Spain is split into 17 autonomous regions – Catalonia being one of them – and the regional governments are responsible for all the documentation of their population, including expats. Many of these regional governments have over the years added layers of bureaucracy to their administrative procedures, and in Catalonia it’s exceptionally egregious, and often illogical.

Catalonia’s stringent bureaucracy came about as a result of a reportedly corrupt administration that was filled with civil servants who effectively made themselves indispensable by creating administrative processes that could not be completed without them, therefore massively complicating the process but ensuring their jobs were safe. Over the years, not much has changed, and many of these processes remain in place and are as complicated as ever.

The ultimate solution

There’s no getting around the red tape, but there are a number of things expats moving to Catalonia can do to smooth over the worst of it, the most important of which is hiring a gestor or gestoría (administrative advisor).

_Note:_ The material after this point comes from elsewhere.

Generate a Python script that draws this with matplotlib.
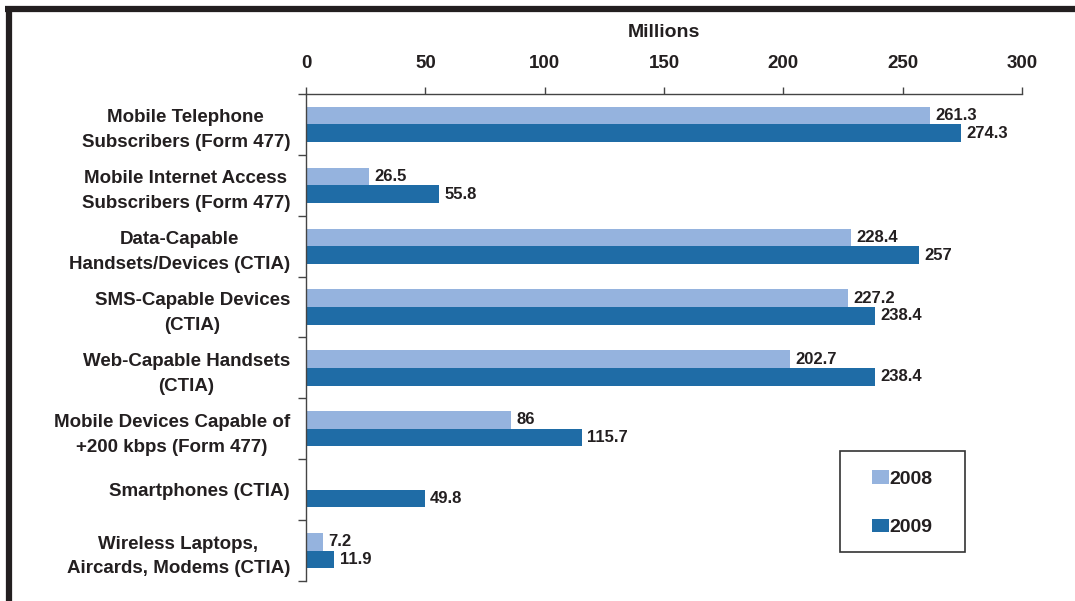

While doing the paperwork themselves may save expats some money, it will result in a lot of time wasted in long queues, and something will inevitably get lost in translation somewhere along the line, which will result in even more time wasted. So while hiring a gestor means forking over some cash, it will save loads of time in the long run and spare expats plenty of headache.

Reasonably priced gestors often come in the form of online startups that charge a monthly fee. Expats would send the gestor the required paperwork, and then receive an online profile on which to manage their affairs. Expats may also be able to meet with the gestor in person to communicate their needs, as many of these professionals speak English.

Tips and tricks for going it alone

Those expats brave enough to tackle their own paperwork should keep a few things in mind. Firstly, speaking Spanish (or Catalan) is almost a prerequisite to avoid misunderstandings and disappointment. If expats don’t speak the language, it may be worth learning at least some common administrative phrases, such as cita previa (scheduled appointment) and en tramites (in process). Alternatively, we recommend expats rope in a local who’d be willing to help with the paperwork.

Other than the language issue, expats will need that rarest of virtues: patience. Unfortunately, and inescapably, these procedures will take long, and it’s best to manage expectations accordingly. Expats will also have to keep their cool and remain polite, as losing their temper will only rankle officials and lead to more delays. That said, it is also important for expats to recognise when they’re being taken for a ride. If you’re sent away to retrieve yet another obscure document that you weren’t aware you needed, it is probably an attempt by the official to get rid of you and you should stand your ground.

At times, however, it may be necessary for expats to leave and return on a different day if they are getting nowhere with a particular official. Much of how the process goes depends on the particular official you’re dealing with, and you may therefore have more luck with someone else on another day.

Lastly, it is more often than not a waste of time to send an email or a letter requesting something as it may just end up at the bottom of a large pile. Going in person is always more likely to yield results. Expats should also not expect to be informed when something is processed, and should instead proactively try and find out in person.

Is the over-the-top bureaucracy worth it?

The bureaucracy in Catalonia is bad. However, a little patience and acceptance that the process is going to be lengthy, convoluted and just downright illogical at times, will go a long way in helping expats avoid irritation and disappointment

Despite the red tape, Catalonia, and more specifically Barcelona, is one of the most picturesque, charming and ultimately worthwhile destinations in Europe. Expats who are willing to wade through the bureaucratic quagmire are rewarded with a lovely Mediterranean climate, sun soaked beaches, rich culture, friendly locals, delicious food, gorgeous architectural beauty and a seamless blending of tradition with innovation.